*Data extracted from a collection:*
——

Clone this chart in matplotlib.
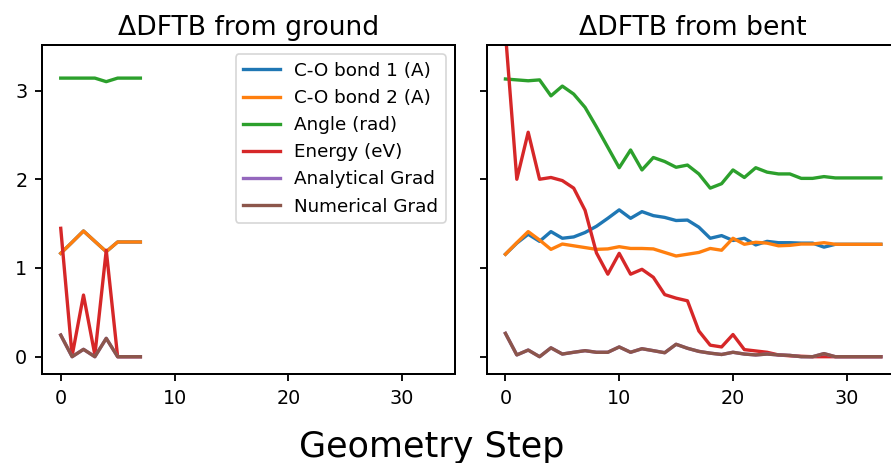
import numpy as np
import matplotlib
matplotlib.use("Agg")
import matplotlib.pyplot as plt

# Ground-state start (steps 0-7)
g_bond1 = [1.165, 1.29, 1.417, 1.30, 1.184, 1.293, 1.293, 1.293]
g_bond2 = [1.165, 1.29, 1.417, 1.30, 1.184, 1.293, 1.293, 1.293]
g_angle = [3.14, 3.14, 3.14, 3.14, 3.10, 3.14, 3.14, 3.14]
g_energy = [1.447, 0.01, 0.695, 0.02, 1.20, 0.0, 0.0, 0.0]
g_agrad = [0.244, 0.0, 0.083, 0.0, 0.207, 0.0, 0.0, 0.0]
g_ngrad = [0.244, 0.0, 0.083, 0.0, 0.207, 0.0, 0.0, 0.0]

# Bent start (steps 0-33)
b_bond1 = [1.155, 1.28, 1.38, 1.30, 1.41, 1.335, 1.35, 1.40, 1.47, 1.56,
           1.655, 1.56, 1.635, 1.59, 1.57, 1.535, 1.54, 1.46, 1.335, 1.365,
           1.31, 1.335, 1.26, 1.30, 1.285, 1.285, 1.28, 1.28, 1.235, 1.267,
           1.267, 1.267, 1.267, 1.267]
b_bond2 = [1.155, 1.285, 1.41, 1.315, 1.21, 1.27, 1.25, 1.23, 1.21, 1.215,
           1.24, 1.22, 1.22, 1.215, 1.175, 1.135, 1.155, 1.175, 1.22, 1.20,
           1.335, 1.267, 1.29, 1.28, 1.25, 1.255, 1.27, 1.27, 1.285, 1.267,
           1.267, 1.267, 1.267, 1.267]
b_angle = [3.13, 3.12, 3.11, 3.12, 2.94, 3.05, 2.96, 2.81, 2.59, 2.36,
           2.13, 2.33, 2.105, 2.245, 2.20, 2.135, 2.16, 2.06, 1.90, 1.95,
           2.105, 2.02, 2.13, 2.08, 2.06, 2.06, 2.01, 2.01, 2.03, 2.015,
           2.015, 2.015, 2.015, 2.015]
b_energy = [3.65, 2.00, 2.53, 2.00, 2.02, 1.985, 1.90, 1.65, 1.17, 0.93,
            1.165, 0.93, 0.985, 0.895, 0.70, 0.66, 0.63, 0.29, 0.13, 0.11,
            0.25, 0.08, 0.065, 0.05, 0.02, 0.01, 0.005, 0.0, 0.0, 0.0,
            0.0, 0.0, 0.0, 0.0]
b_agrad = [0.263, 0.02, 0.075, 0.0, 0.10, 0.03, 0.05, 0.068, 0.05, 0.05,
           0.11, 0.05, 0.09, 0.068, 0.045, 0.14, 0.095, 0.06, 0.04, 0.025,
           0.05, 0.03, 0.02, 0.03, 0.02, 0.015, 0.0, 0.0, 0.035, 0.0,
           0.0, 0.0, 0.0, 0.0]
b_ngrad = list(b_agrad)

labels = ["C-O bond 1 (A)", "C-O bond 2 (A)", "Angle (rad)",
          "Energy (eV)", "Analytical Grad", "Numerical Grad"]

plt.rcParams["lines.linewidth"] = 2.0
plt.rcParams["axes.linewidth"] = 1.2
plt.rcParams["xtick.major.size"] = 4.0
plt.rcParams["ytick.major.size"] = 4.0
plt.rcParams["xtick.major.width"] = 1.1
plt.rcParams["ytick.major.width"] = 1.1
plt.rcParams["xtick.major.pad"] = 4.8
plt.rcParams["ytick.major.pad"] = 4.8
plt.rcParams["xtick.labelsize"] = 11.5
plt.rcParams["ytick.labelsize"] = 11.5
plt.rcParams["legend.fontsize"] = 11

fig = plt.figure(figsize=(891 / 120, 463 / 120), dpi=120)
ax1 = fig.add_axes([0.0471, 0.1922, 0.4635, 0.710])
ax2 = fig.add_axes([0.5462, 0.1922, 0.4635, 0.710], sharex=ax1, sharey=ax1)

# Left panel
for series, lab in zip([g_bond1, g_bond2, g_angle, g_energy, g_agrad, g_ngrad], labels):
    ax1.plot(np.arange(len(series)), series, label=lab)
ax1.set_title("\u0394DFTB from ground", fontsize=16)
ax1.legend(loc="upper right")

# Right panel
for series, lab in zip([b_bond1, b_bond2, b_angle, b_energy, b_agrad, b_ngrad], labels):
    ax2.plot(np.arange(len(series)), series, label=lab)
ax2.set_title("\u0394DFTB from bent", fontsize=16)
plt.setp(ax2.get_yticklabels(), visible=False)

ax1.set_ylim(-0.195, 3.51)
ax1.set_xticks([0, 10, 20, 30])
ax1.set_yticks([0, 1, 2, 3])

fig.text(0.485, 0.0136, "Geometry Step", fontsize=21, ha="center", va="baseline")

fig.savefig("out.png", dpi=120)
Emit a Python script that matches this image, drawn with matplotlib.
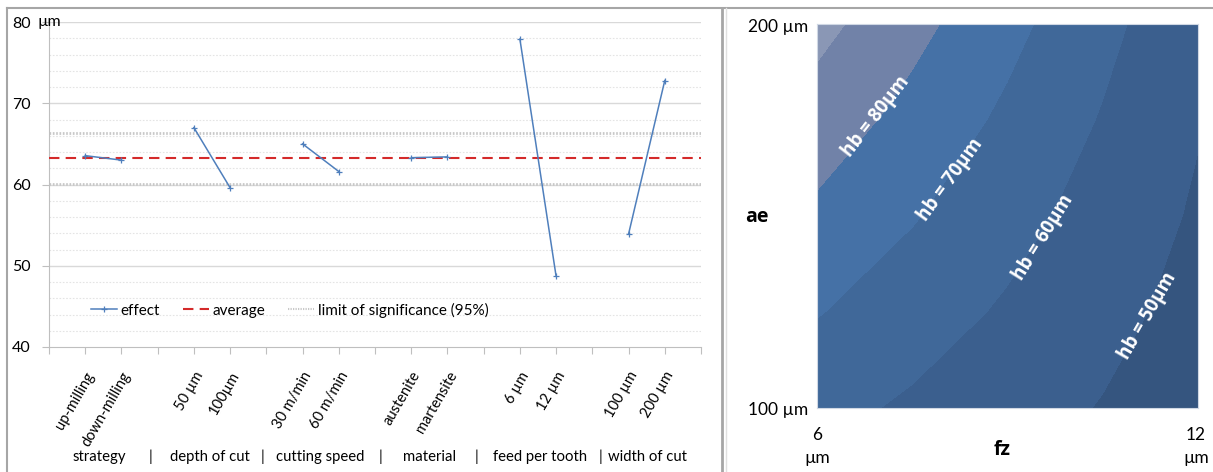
import numpy as np
import matplotlib
matplotlib.use('Agg')
from matplotlib import pyplot as plt
from matplotlib.lines import Line2D

plt.rcParams['font.family'] = ['Lato', 'DejaVu Sans']
BOLD = ['Open Sans', 'DejaVu Sans']

# left chart: main effects on burr height
tick_labels = ['', 'up-milling', 'down-milling', '', '50 µm', '100µm', '', '30 m/min', '60 m/min', '',
               'austenite', 'martensite', '', '6 µm', '12 µm', '', '100 µm', '200 µm', '']
effect = [np.nan, 63.55, 63.0, np.nan, 67.0, 59.6, np.nan, 65.0, 61.6, np.nan,
          63.3, 63.4, np.nan, 77.9, 48.7, np.nan, 53.9, 72.8, np.nan]
average = 63.3
limits = [60.1, 66.4]
groups = ['strategy', 'depth of cut', 'cutting speed', 'material', 'feed per tooth', 'width of cut']

# right chart: burr height hb over fz (columns) and ae (rows)
fz_vals = [6, 7.5, 9, 10.5, 12]
ae_vals = [100, 125, 150, 175, 200]
hb = [
    [63.0, 58.5, 54.0, 49.5, 45.0],
    [70.5, 64.6, 58.7, 52.8, 46.9],
    [78.0, 70.7, 63.4, 56.1, 48.8],
    [85.5, 76.8, 68.1, 59.3, 50.6],
    [93.0, 82.9, 72.8, 62.6, 52.5],
]
hb_levels = [40, 50, 60, 70, 80, 90, 100]
band_colors = ['#35557f', '#3b5f8e', '#406899', '#4571a6', '#7182a8', '#8a97b5']
contour_labels = ['hb = 80µm', 'hb = 70µm', 'hb = 60µm', 'hb = 50µm']

W, H = 1213, 472
fig = plt.figure(figsize=(W / 100, H / 100), dpi=100)

def fx(px):
    return px / W

def fy(py):
    return 1 - py / H

# ---- left panel ----
ax = fig.add_axes([fx(49), fy(347), fx(701 - 49), (347 - 22) / H])
x = np.arange(len(tick_labels))
grey = '#d9d9d9'
for v in np.arange(42, 80, 2):
    if v % 10:
        ax.axhline(v, color='#e4e4e4', lw=0.8, ls=(0, (1.5, 1.5)), zorder=1)
for v in [50, 60, 70, 80]:
    ax.axhline(v, color=grey, lw=1.0, zorder=1)
for v in limits:
    ax.axhline(v, color='#c8c8c8', lw=2.0, ls=(0, (0.6, 0.6)), zorder=2)
ax.axhline(average, color='#d42a2a', lw=1.5, ls=(0, (5, 3)), zorder=3)
ax.plot(x, effect, color='#4f7fbc', lw=1.1, marker='+', ms=5, mew=0.9, zorder=4)

ax.set_xlim(0, len(tick_labels) - 1)
ax.set_ylim(40, 80)
ax.set_yticks([40, 50, 60, 70, 80])
ax.set_xticks(x)
ax.set_xticklabels(tick_labels, rotation=60, ha='right', va='top', rotation_mode='anchor')
ax.tick_params(axis='x', length=5, color='#bfbfbf', pad=11, labelsize=10.5)
ax.tick_params(axis='y', length=5, color='#bfbfbf', pad=8, labelsize=11.5)
for s in ['top', 'right']:
    ax.spines[s].set_visible(False)
for s in ['left', 'bottom']:
    ax.spines[s].set_color('#bfbfbf')
ax.annotate('µm', xy=(0, 80), xycoords=('axes fraction', 'data'), xytext=(-8.5, 0),
            textcoords='offset points', ha='left', va='center', fontsize=11.5)

handles = [
    Line2D([], [], color='#4f7fbc', lw=1.1, marker='+', ms=5, markevery=[1], mew=0.9),
    Line2D([], [], color='#d42a2a', lw=1.5, ls=(0, (5, 3))),
    Line2D([], [], color='#c8c8c8', lw=1.5, ls=(0, (0.6, 0.6))),
]
handles[0].set_data([0, 0.5, 1], [0, 0, 0])
ax.legend(handles, ['effect', 'average', 'limit of significance (95%)'], ncol=3, frameon=False,
          loc='center left', bbox_to_anchor=((85 - 49) / 652 - 0.012, (347 - 310) / 325),
          fontsize=11, handlelength=1.7, handletextpad=0.25, columnspacing=1.5)

group_x = [99, 210, 320, 430, 540, 648]
sep_x = [150, 263, 381, 477, 600]
for gx, g in zip(group_x, groups):
    fig.text(fx(gx), fy(457), g, ha='center', va='center', fontsize=10.7)
for sx in sep_x:
    fig.text(fx(sx), fy(457), '|', ha='center', va='center', fontsize=10.7)

# ---- right panel ----
ax2 = fig.add_axes([fx(817), fy(408), fx(1198 - 817), (408 - 24) / H])
ax2.contourf(fz_vals, ae_vals, hb, levels=hb_levels, colors=band_colors)
ax2.set_xlim(6, 12)
ax2.set_ylim(100, 200)
ax2.set_xticks([])
ax2.set_yticks([])
for s in ax2.spines.values():
    s.set_color('#d0d8e4')
    s.set_linewidth(0.8)

def to_data(px, py):
    return 6 + (px - 817) / 381 * 6, 100 + (408 - py) / 384 * 100

label_pos = [(876, 117, 52), (950, 180, 54), (1043, 238, 58), (1148, 316, 60)]
for (px, py, rot), lab in zip(label_pos, contour_labels):
    dx, dy = to_data(px, py)
    ax2.text(dx, dy, lab, rotation=rot, rotation_mode='anchor', ha='center', va='center',
             color='white', fontsize=13.5, fontweight='bold', family=BOLD)

fig.text(fx(808), fy(27), '200 µm', ha='right', va='center', fontsize=12.5)
fig.text(fx(808), fy(410), '100 µm', ha='right', va='center', fontsize=12.5)
fig.text(fx(757), fy(217), 'ae', ha='center', va='center', fontsize=14, fontweight='bold', family=BOLD)
fig.text(fx(817), fy(435), '6', ha='center', va='center', fontsize=12.5)
fig.text(fx(817), fy(458), 'µm', ha='center', va='center', fontsize=12.5)
fig.text(fx(1196), fy(435), '12', ha='center', va='center', fontsize=12.5)
fig.text(fx(1196), fy(458), 'µm', ha='center', va='center', fontsize=12.5)
fig.text(fx(1002), fy(450), 'fz', ha='center', va='center', fontsize=14, fontweight='bold', family=BOLD)

# frame lines around the panels
frame = '#a6a6a6'
fig.add_artist(Line2D([fx(7), 1], [fy(8), fy(8)], color=frame, lw=1.5))
fig.add_artist(Line2D([fx(7), fx(7)], [fy(8), 0], color=frame, lw=1.5))
fig.add_artist(Line2D([fx(722), fx(722)], [fy(8), 0], color=frame, lw=2.0))
fig.add_artist(Line2D([fx(726), fx(726)], [fy(8), 0], color='#e0e0e0', lw=1.0))

fig.savefig('out.png', dpi=100)
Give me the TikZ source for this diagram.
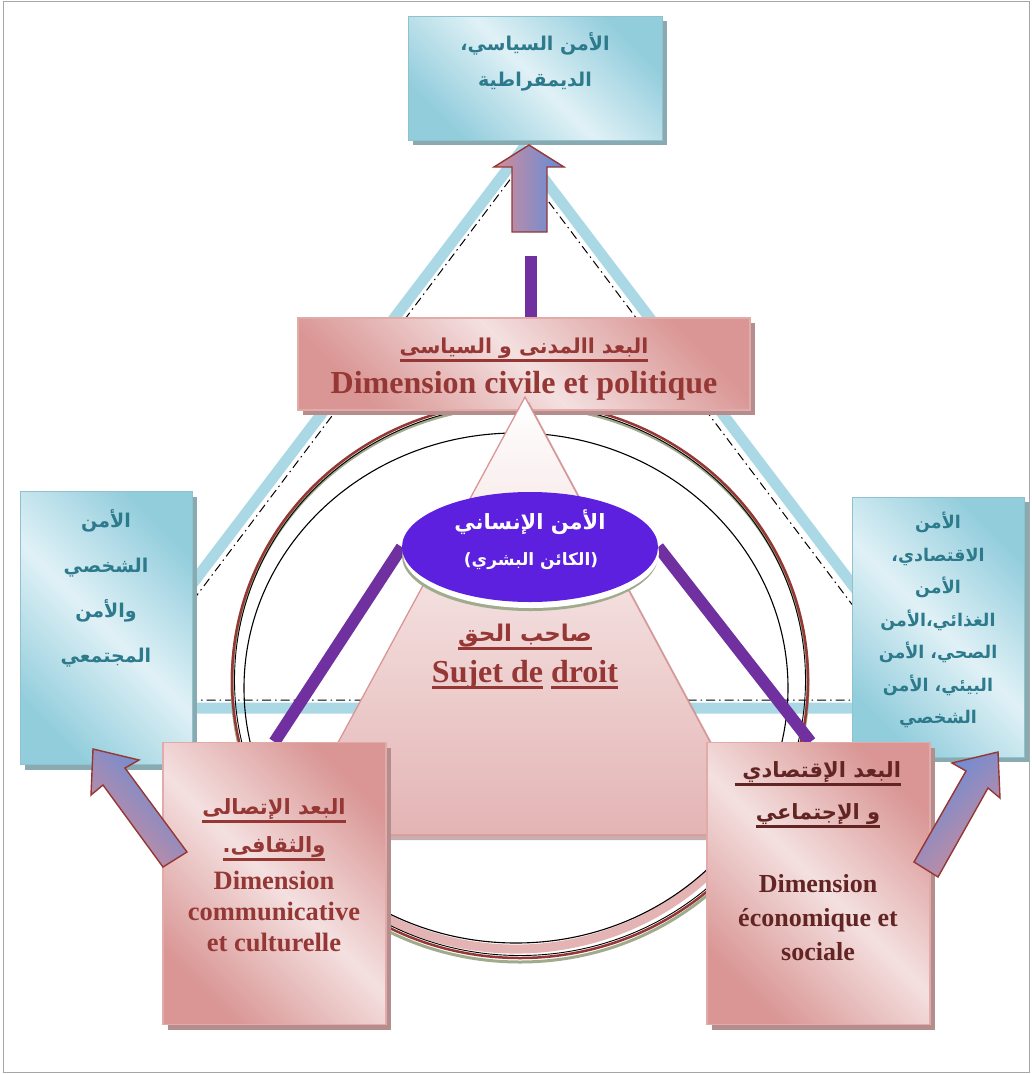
\documentclass[tikz,border=0pt]{standalone}
\usepackage{fontspec}
\setmainfont{Liberation Serif}
\newfontfamily\arabicfont[Script=Arabic]{DejaVu Sans}
\TeXXeTstate=1
\usetikzlibrary{shadows,shapes.geometric}

\definecolor{tealtext}{RGB}{44,122,140}
\definecolor{bluedark}{RGB}{146,205,220}
\definecolor{bluelight}{RGB}{224,241,246}
\definecolor{pinkdark}{RGB}{217,150,148}
\definecolor{pinklight}{RGB}{244,224,224}
\definecolor{pinktri}{RGB}{228,180,180}
\definecolor{redtext}{RGB}{149,55,53}
\definecolor{browntext}{RGB}{99,37,35}
\definecolor{violetline}{RGB}{112,48,160}
\definecolor{humanfill}{RGB}{92,32,222}
\definecolor{arrowpink}{RGB}{212,140,150}
\definecolor{arrowblue}{RGB}{96,140,222}
\definecolor{bandblue}{RGB}{170,217,229}
\definecolor{rimgreen}{RGB}{160,170,140}

\newcommand\ar[1]{{\arabicfont\bfseries\beginR #1\endR}}
\newcommand\ulin[2][7pt]{\setbox0\hbox{#2}\leavevmode\rlap{\rule[-#1]{\wd0}{3pt}}\box0\relax}

\pgfdeclarelayer{back}
\pgfdeclarelayer{mid}
\pgfsetlayers{back,mid,main}

\tikzset{
  bluebox/.style={draw=bluedark!85!gray, line width=0.6pt, top color=bluedark,
    bottom color=bluedark, middle color=bluelight, shading angle=-45, inner sep=0pt,
    drop shadow={shadow xshift=5pt, shadow yshift=-5pt, fill=bluedark!55!gray, opacity=1}},
  pinkbox/.style={draw=pinkdark!80!white, line width=1.2pt, top color=pinkdark,
    bottom color=pinkdark, middle color=pinklight, shading angle=-45, inner sep=0pt,
    drop shadow={shadow xshift=5pt, shadow yshift=-5pt, fill=pinkdark!60!gray, opacity=1}},
  bluetxt/.style={text=tealtext, align=center, inner sep=0pt},
  redtxt/.style={text=redtext, align=center, inner sep=0pt},
  browntxt/.style={text=browntext, align=center, inner sep=0pt},
  violetbar/.style={violetline, line width=12pt},
  fatarrow/.style={draw=redtext, line width=1.4pt, line join=miter},
}

\begin{document}
\begin{tikzpicture}[x=1pt,y=-1pt]
\useasboundingbox (0,0) rectangle (1032,1074);

% triangle and rings behind
\begin{pgfonlayer}{back}
  \draw[gray!70, line width=0.8pt] (3,1.5) rectangle (1029.5,1072);
  \draw[bandblue, line width=11pt] (522,150) -- (98,708) -- (946,708) -- cycle;
  \draw[dash pattern=on 9pt off 4pt on 1.5pt off 4pt, line width=1pt]
    (521,165) -- (118,700) -- (924,700) -- cycle;
  \draw[pinktri, line width=9pt] (516,694) ++(195:272pt and 255pt)
    arc[start angle=195, end angle=345, x radius=272pt, y radius=255pt];
  \draw[rimgreen, line width=3pt] (520,684) ellipse [x radius=288pt, y radius=278pt];
  \draw[redtext, line width=2.5pt] (520,680) ellipse [x radius=288pt, y radius=278pt];
  \draw[black, line width=0.9pt] (520,680) ellipse [x radius=285.5pt, y radius=275.5pt];
  \draw[black, line width=1.1pt] (516,688) ellipse [x radius=272pt, y radius=255pt];
\end{pgfonlayer}

% civil box and triangle
\node[pinkbox, minimum width=452pt, minimum height=92pt] (civbox) at (524,364) {};
\fill[pinkdark!55!gray, opacity=0.7] (529,402) -- (292,840) -- (764,840) -- cycle;
\draw[pinkdark, line width=1.3pt, top color=white, bottom color=pinktri]
  (525,397) -- (288,835) -- (760,835) -- cycle;

% human security
\fill[rimgreen] (530,556) ellipse [x radius=128pt, y radius=55pt];
\fill[white] (531,553) ellipse [x radius=128pt, y radius=55pt];
\node[ellipse, fill=humanfill, minimum width=256pt, minimum height=110pt, inner sep=0pt]
  (human) at (530,547) {};

% side boxes
\node[bluebox, minimum width=254pt, minimum height=124pt] (topbox) at (535,78) {};
\node[bluebox, minimum width=172pt, minimum height=273pt] (lbox) at (106,628) {};
\node[bluebox, minimum width=172pt, minimum height=260pt] (rbox) at (938,627) {};
\node[pinkbox, minimum width=223pt, minimum height=282pt] (clbox) at (274.5,883.5) {};
\node[pinkbox, minimum width=223pt, minimum height=282pt] (crbox) at (818.5,883.5) {};

% violet links
\coordinate (bartop) at (531,256);
\coordinate (barfoot) at (531,330);
\begin{pgfonlayer}{mid}
  \draw[violetbar] (bartop) -- (barfoot);
  \draw[violetbar] (human.west) -- (clbox.north);
  \draw[violetbar] (human.east) -- ([xshift=-8pt]crbox.north);
\end{pgfonlayer}

% arrows
\draw[fatarrow, left color=arrowpink, right color=arrowblue]
  (529,145) -- (564,167) -- (547,167) -- (547,232) -- (512,232) -- (512,167) -- (494,167) -- cycle;
\draw[fatarrow, top color=arrowblue, bottom color=arrowpink, shading angle=-45]
  (93,749) -- (139,760) -- (125,768) -- (187,852) -- (163,867) -- (103,785) -- (91,795) -- cycle;
\draw[fatarrow, top color=arrowblue, bottom color=arrowpink, shading angle=45]
  (998,752) -- (952,763) -- (966,771) -- (914,862) -- (938,877) -- (988,788) -- (1000,798) -- cycle;

% texts
\node[bluetxt, font=\fontsize{19}{36}\selectfont] (toptext) at (535,62)
  {\ar{الأمن السياسي،}\\\ar{الديمقراطية}};
\node[redtxt, font=\fontsize{20.5}{30}\selectfont] (civar) at (524,350)
  {\ulin[8pt]{\ar{البعد االمدنى و السياسى}}};
\node[redtxt, font=\bfseries\fontsize{32}{36}\selectfont] (civfr) at (524,386)
  {Dimension civile et politique};
\node[text=white, align=center, inner sep=0pt, font=\fontsize{21}{30}\selectfont] (humar) at (530,522)
  {\ar{الأمن الإنساني}};
\node[text=white, align=center, inner sep=0pt, font=\fontsize{17}{30}\selectfont] (humsub) at (531,561)
  {\ar{(الكائن البشري)}};
\node[redtxt, font=\fontsize{23}{30}\selectfont] (sujar) at (525,637)
  {\ulin[8pt]{\ar{صاحب الحق}}};
\node[redtxt, font=\bfseries\fontsize{32}{36}\selectfont] (sujfr) at (525,675)
  {\ulin[6pt]{Sujet de} \ulin[6pt]{droit}};
\node[bluetxt, font=\fontsize{19}{45}\selectfont] (ltext) at (106,588)
  {\ar{الأمن}\\\ar{الشخصي}\\\ar{والأمن}\\\ar{المجتمعي}};
\node[bluetxt, font=\fontsize{17.5}{32.5}\selectfont] (rtext) at (938,620)
  {\ar{الأمن}\\\ar{الاقتصادي،}\\\ar{الأمن}\\\ar{الغذائي،الأمن}\\\ar{الصحي، الأمن}\\\ar{البيئي، الأمن}\\\ar{الشخصي}};
\node[redtxt, font=\fontsize{21}{38}\selectfont] (clar) at (274,830)
  {\ulin[8pt]{\ar{البعد الإتصالى}}\\\ulin[8pt]{\ar{والثقافى.}}};
\node[redtxt, font=\bfseries\fontsize{26.5}{31}\selectfont] (clfr) at (274,911)
  {Dimension\\communicative\\et culturelle};
\node[browntxt, font=\fontsize{21}{42}\selectfont] (crar) at (818,795)
  {\ulin[8pt]{\ar{البعد الإقتصادي }}\\\ulin[8pt]{\ar{و الإجتماعي}}};
\node[browntxt, font=\bfseries\fontsize{26}{34}\selectfont] (crfr) at (818,918)
  {Dimension\\économique et\\sociale};
\end{tikzpicture}
\end{document}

——

*Exercise directions:* Print exactly the first line of the entries and every line after it through the one that contains "import matplotlib.pyplot as plt", leaving the pictures out.

*Answer below:*
Clone this chart in matplotlib.
import numpy as np
import matplotlib
matplotlib.use("Agg")
import matplotlib.pyplot as plt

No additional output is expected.